Contact-dependent regulation of UV-B/C-induced cell fate by neighboring intact cells

UV light damages macromolecules, such as DNA [1] and proteins [2], leading to a range of cellular phenotypes, including oxidative stress [3], premature senescence [4], and cell death [5]. The UV spectrum is divided into UV-A (320–400 nm), UV-B (280–320 nm), and UV-C (100–280 nm) regions. The level and type of cellular damage depend on the absorbed dose and wavelength, with shorter wavelengths being more energetically potent and thus more harmful. While UV-B is present in the natural sunlight and poses a risk to skin, UV-C is absorbed by the ozone layer and thus typically not encountered on the Earth's surface. However, their combined use can model conditions of severe DNA damage and extreme oxidative stress or mimic exposure in industrial, laboratory, or medical settings.

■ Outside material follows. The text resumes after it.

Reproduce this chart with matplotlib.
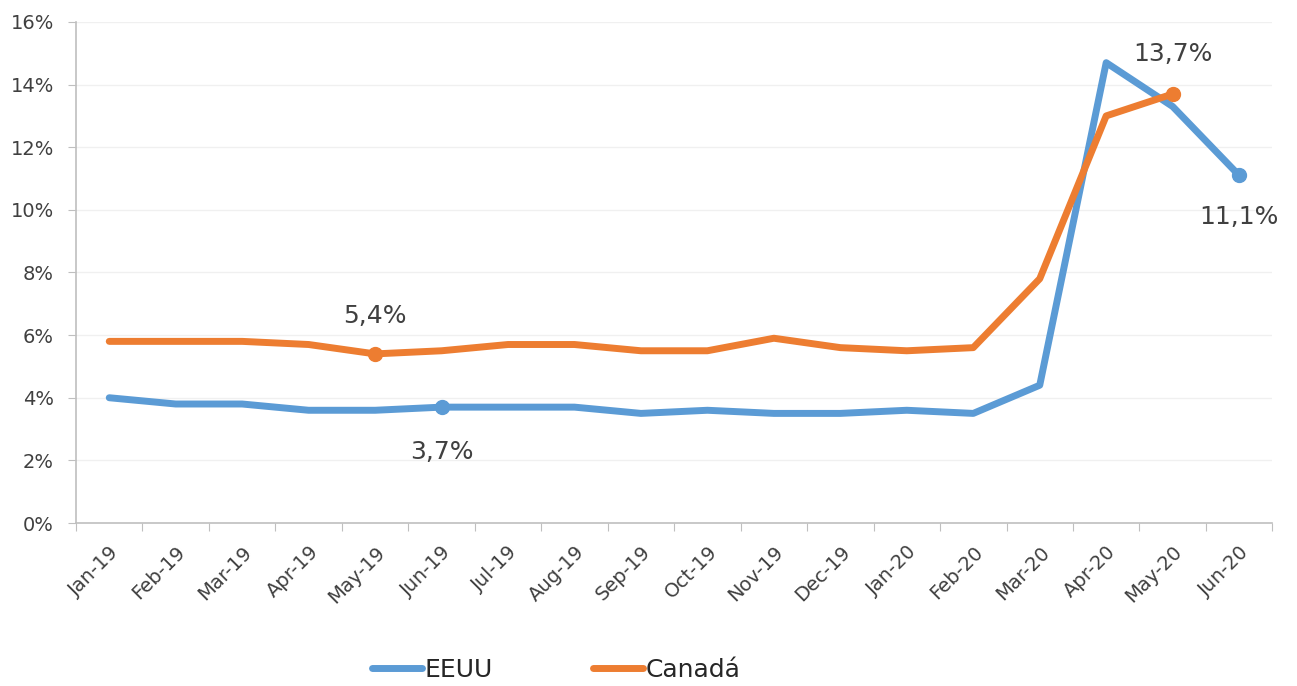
import matplotlib.pyplot as plt
import numpy as np
from matplotlib.ticker import FuncFormatter

months = ['Jan-19', 'Feb-19', 'Mar-19', 'Apr-19', 'May-19', 'Jun-19', 'Jul-19', 'Aug-19',
          'Sep-19', 'Oct-19', 'Nov-19', 'Dec-19', 'Jan-20', 'Feb-20', 'Mar-20', 'Apr-20',
          'May-20', 'Jun-20']
eeuu = [4.0, 3.8, 3.8, 3.6, 3.6, 3.7, 3.7, 3.7, 3.5, 3.6, 3.5, 3.5, 3.6, 3.5, 4.4, 14.7, 13.3, 11.1]
canada = [5.8, 5.8, 5.8, 5.7, 5.4, 5.5, 5.7, 5.7, 5.5, 5.5, 5.9, 5.6, 5.5, 5.6, 7.8, 13.0, 13.7, np.nan]

# highlighted points: (month index, label offset in points)
eeuu_marks = [(5, -32), (17, -30)]
canada_marks = [(4, 27), (16, 29)]

BLUE = '#5B9BD5'
ORANGE = '#ED7D31'

plt.rcParams['font.family'] = ['DejaVu Sans']

fig = plt.figure(figsize=(12.97, 6.86), dpi=100)
ax = fig.add_axes([0.0586, 0.2376, 0.9224, 0.7304])

x = np.arange(len(months))
ax.plot(x, eeuu, color=BLUE, linewidth=5, solid_joinstyle='round', solid_capstyle='round', label='EEUU')
ax.plot(x, canada, color=ORANGE, linewidth=5, solid_joinstyle='round', solid_capstyle='round', label='Canadá')

for i, dy in eeuu_marks:
    ax.plot(x[i], eeuu[i], 'o', color=BLUE, markersize=10)
    ax.annotate(f'{eeuu[i]:.1f}%'.replace('.', ','), (x[i], eeuu[i]),
                textcoords='offset points', xytext=(0, dy),
                ha='center', va='center', fontsize=18, color='#404040')
for i, dy in canada_marks:
    ax.plot(x[i], canada[i], 'o', color=ORANGE, markersize=10)
    ax.annotate(f'{canada[i]:.1f}%'.replace('.', ','), (x[i], canada[i]),
                textcoords='offset points', xytext=(0, dy),
                ha='center', va='center', fontsize=18, color='#404040')

ax.set_xlim(-0.5, len(months) - 0.5)
ax.set_ylim(0, 16)
ax.set_yticks(np.arange(0, 17, 2))
ax.yaxis.set_major_formatter(FuncFormatter(lambda v, p: f'{v:.0f}%'))
ax.grid(axis='y', color='#F0F0F0', linewidth=1)
ax.set_axisbelow(True)

# ticks between categories, labels at centers
ax.set_xticks(np.arange(-0.5, len(months), 1))
ax.set_xticklabels([])
ax.set_xticks(x, minor=True)
ax.set_xticklabels(months, minor=True, rotation=45, ha='right', rotation_mode='anchor')
ax.tick_params(axis='x', which='minor', length=0, pad=14, labelsize=14, labelcolor='#404040')
ax.tick_params(axis='x', which='major', length=6, color='#BFBFBF', direction='out')
ax.tick_params(axis='y', length=6, color='#BFBFBF', pad=10, labelsize=14, labelcolor='#404040')

for side in ['top', 'right']:
    ax.spines[side].set_visible(False)
for side in ['left', 'bottom']:
    ax.spines[side].set_color('#BFBFBF')
    ax.spines[side].set_linewidth(1.2)

leg = fig.legend(loc='center', bbox_to_anchor=(0.429, 0.024), ncol=2, frameon=False,
                 fontsize=18, handlelength=2.0, handletextpad=0.1, columnspacing=4)
for t in leg.get_texts():
    t.set_color('#262626')

fig.savefig('out.png', dpi=100)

Most of the current knowledge on the cellular effects of UV light was derived from experiments on homogenous cell cultures, where all cells were equally exposed to the stressor. However, UV exposure in tissues generates heterogeneous cellular damage, resulting in the coexistence of severely damaged, mildly damaged, and intact cells. Moreover, a large body of evidence shows that even in tissue culture and much more in physiological conditions, within tissues, same-type cells often display heterogeneous phenotypic and genetic features [6]. This might be due to multiple causes, such as uneven exposure to extracellular damaging agents, differences in cell cycle point at the time of stress, or the stochastic nature of somatic mutations that result in somatic mosaicism. Dramatic cell heterogeneity is observed in malignant tissues where genomic instability leads to significant genetic diversification among cells descending from individual cells [7]. Of note, cell heterogeneity increases with aging, especially on the transcriptome level [8], [9], [10], due to epigenetic alterations. The emergence of senescent cells, each affecting the phenotype of surrounding healthy cells, further contributes to age-related heterogeneity of cellular populations.

In such heterogeneous populations the phenotypes of individual cells can be modulated in a non-cell autonomous manner, depending on the features of the cellular community [11]. One example of such non-cell autonomous regulation of cellular phenotypes is the cellular parabiosis, where the presence of healthy cells leads to suppression of aberrant phenotypes in damaged cells [12]. In a reverse scenario, cell competition leads to active removal from tissues of the cells with compromised fitness by their fitter neighbors [13]. Finally, in the bystander effect, intact cells acquire features of the neighboring irradiated cells [14]. Non-cell autonomous factors mediating these interactions could be transmitted through signaling mediated by intercellular ligand-receptor pairing or via various means of intercellular cargo transfer. Direct transfer of cellular contents between adjacent cells is achieved by means of gap junctions, which transfer small molecules - metabolites and ions - or tunneling nanotubes (TNTs), which can transfer proteins and entire organelles. Finally, soluble cargo, such as certain secreted ligands, and extracellular vesicles emanating from cells can be shipped to more remote destinations via the extracellular environment.

Here, we focus on a fundamental aspect of UV biology: whether direct contact with intact neighbors modulates the fate of cells damaged by combined UV-B and single bondC light (hereafter UV light) in a heterogeneous cell culture condition, independent of tissue-specific architecture. Specifically, we analyzed the impact of intact cells on cell death, apoptotic nuclear phenotype, and cellular transcriptome. Finally, we analyzed the communication tools that may be responsible for the transmission of non-cell autonomous factors. We found that the intact cells promote an apoptotic phenotype and reduce transcriptomic response to UV light. This effect of the intact cells was contact-dependent, but it did not rely on GJ and TNTs. However, co-cultures were characterized by dramatically altered ligand-receptor pairing between the two cellular subpopulations.